# Occupational Therapy student looking to move to Canada



## kirranen (Apr 10, 2013)

Hi all,

I am currently a final year Occupational Therapy student in Trinity College, Dublin. As the reality of making plans for next years sets in, I have been trying to research moving to Canada to work (as work is very scare here in Ireland). I was just wondering if anybody else on here has done this or would have some information/advice?

I have been researching the NOTCE exams that you have to take, I didn't think the questions looked too hard (with a bit of revision beforehand). Would people advise doing these from home before moving over, and then move over on passing (hopefully) to look for a job?

Any help or info is appreciated. Cheers!


----------



## moelle27 (Apr 29, 2013)

Hi kirranen!

I'm an Australian OT looking to move to Canada. Just registered for the NOTCE in July. 

I'm still in Aus and have chosen to only move over once I've got a job or have registration as an OT at least but it's really up to you. I guess it depends on finances, accomodation, visa requirements etc. 

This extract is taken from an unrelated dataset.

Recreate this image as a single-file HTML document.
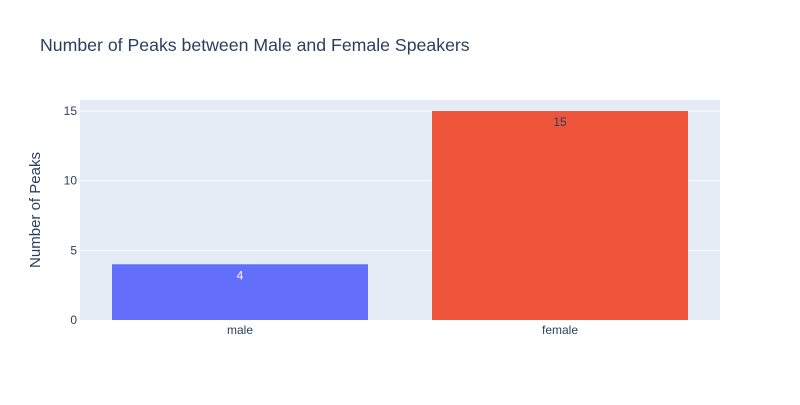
<!DOCTYPE html>
<html><head><meta charset="utf-8"><style>
body{margin:0;background:#fff;font-family:"Liberation Sans",Arial,sans-serif;}
svg text{font-family:"Liberation Sans",Arial,sans-serif;}
</style></head><body>
<svg width="800" height="400">
<rect x="0" y="0" width="800" height="400" fill="#fff"/>
<text x="40" y="51" font-size="17.7" fill="#2a3f5f">Number of Peaks between Male and Female Speakers</text>
<rect x="80" y="100" width="640" height="220" fill="#e5ecf6"/>
<text transform="translate(40,210) rotate(-90)" text-anchor="middle" font-size="15" fill="#2a3f5f">Number of Peaks</text>
</svg>
<script>
const categories = ["male","female"];
const values = [4,15];
const colors = ["#636efa","#ef553b"];
const yTicks = [0,5,10,15];
const x0=80,x1=720,yTop=100,yBot=320,yMax=15.79;
const svg=document.querySelector('svg');
const NS='http://www.w3.org/2000/svg';
const y=v=>yBot-(v/yMax)*(yBot-yTop);
const band=(x1-x0)/categories.length;
function mk(tag,attrs,text){const e=document.createElementNS(NS,tag);for(const k in attrs)e.setAttribute(k,attrs[k]);if(text!==undefined)e.textContent=text;svg.appendChild(e);return e;}
yTicks.forEach(t=>{
  if(t>0){const l=mk('line',{x1:x0,x2:x1,y1:y(t),y2:y(t),stroke:'#fff','stroke-width':1});
  
  }
  const tx=mk('text',{x:x0-3,y:y(t)+4,'text-anchor':'end','font-size':12,fill:'#2a3f5f'},String(t));
  
  
});
categories.forEach((c,i)=>{
  const cx=x0+band*(i+0.5),w=band*0.8;
  const r=mk('rect',{x:cx-w/2,y:y(values[i]),width:w,height:yBot-y(values[i]),fill:colors[i]});
  
  
  const v=mk('text',{x:cx,y:y(values[i])+15,'text-anchor':'middle','font-size':12,fill:i==0?'#fff':'#2a3f5f'},String(values[i]));
  
  
  const t=mk('text',{x:cx,y:yBot+14,'text-anchor':'middle','font-size':12,fill:'#2a3f5f'},c);
  
  
});
</script>
</body></html>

Also, it looks as though they only offer the exam to be taken in Canada as well as an option to complete it at one site in Australia (with a hefty fee) so it might be best for you to be in Canada for the exam (in July or November).

The OTepp program might also help to learn specifically about OTs in Canada. It's offered at McMaster University in Hamilton, Ontario and is a series of modules/classes from Jan to May each year that prepares internationally educated OTs to work in Canada. Have a look at otepp.ca (.)

Hope that helps!


----------